Notice anything? If you did, add your observations to the comment section below.

Improvanism As A Solution

One way to find the correct balance between winning and everything else is to become an improvanist. What on earth is an improvanist, I hear you ask? An improvanist is basically more interested in constant, slow improvements than bigger-picture outcomes. These improvements are ideally measurable subcomponents of their sport or performance area. For example, maybe a gymnast is trying to become more physically flexible. So he puts more emphasis on the quality and quantity of his weekly stretching sessions compared to how many points he accrues on the weekend. In other words, his main goal (where his energy goes) is to improve a bunch of stuff that he had a lot of influence on. But in the end, he is hyper-aware that his chances of a medal depend hugely on the happenings of his competitors.

The Japanese even have a word for this. Kaizen, roughly translated, means constant improvement. Improvanism will be the topic of a future Mental Toughness Digest article, so if you have yet to sign up for our email notifications, you can do so here. This way, as soon as this and future articles are ready to be read you’ll get an email direct to your inbox.

As always, if you feel like you’d benefit from a professional helping hand, then get in touch. You can either complete the Contact Us form here or just send an email to [email protected]. We will try to respond in less than 48 hours.

Author: Gareth J. Mole

Gareth J. Mole is an endorsed Sport and Exercise Psychologist. He is the founder of Condor Performance and co-creator of Metuf™. He lives between Canberra and Sydney (Australia) with his wife, their two children and their fourteen chickens.
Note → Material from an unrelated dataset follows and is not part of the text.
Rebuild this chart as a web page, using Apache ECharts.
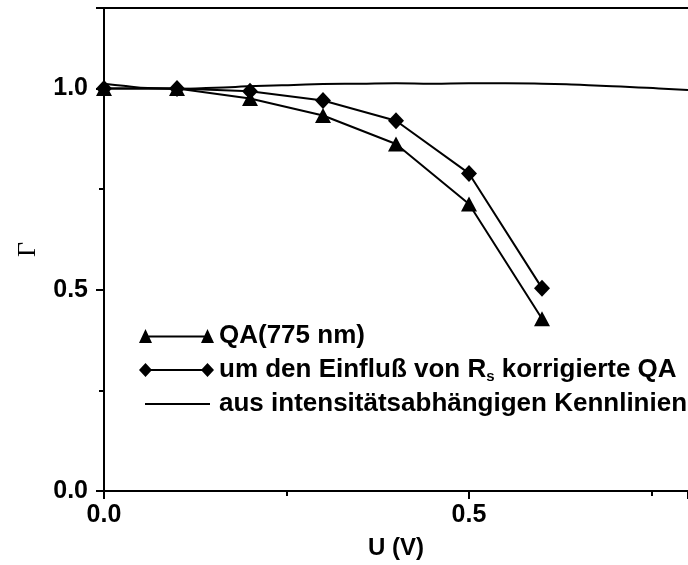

3 thoughts on “Win At All Cost”

  1. I agree that there is nothing wrong with an athlete/coach wanting to win or thinking about winning. In fact, the desire to wins creates a level of competitiveness and willingness in the athlete to push themselves to their physical and mental limits, but I like the point you’ve made about having a main goal (what your energy goes towards). I put this into practice in my own sport of kickboxing – obviously every time I step into the ring I want to win (and there are a lot of winning/outcome-related thoughts in the lead up to a match). I don’t try to suppress or get rid of these thoughts, but instead remind myself of my main goal, which is to have world-class processes in order to increase my chances of winning. These are usually 1) being the more active fighter, 2) maintaining output from start to end and 3) having confident-looking body language. I know for a fact I don’t need to have a win-at-all-costs mindset (or any type of mindset) to give myself the best chance of winning, I just need to identify and put my energy towards the actions that are going to lead to this outcome.

  2. The spectrum of influence exercise is a great suggestion. One thing I notice when I do this exercise is that I can tend to put items more towards the “maximum influence” side when in reality I don’t have that much influence over them. This can be a bit of a trap because if I invest energy into something I have little influence over then it’s usually to my detriment. I’d encourage anyone doing this exercise to do so with the most amount of openness and curiosity as possible. I found asking some questions can be helpful such as, “Is this really true?”, “how frequently could I make this happen?”, “In a given moment how would I go about doing this?”. I love the final paragraph, improvement is a wonderful alternative that seems to have a lot more influence and longevity to it.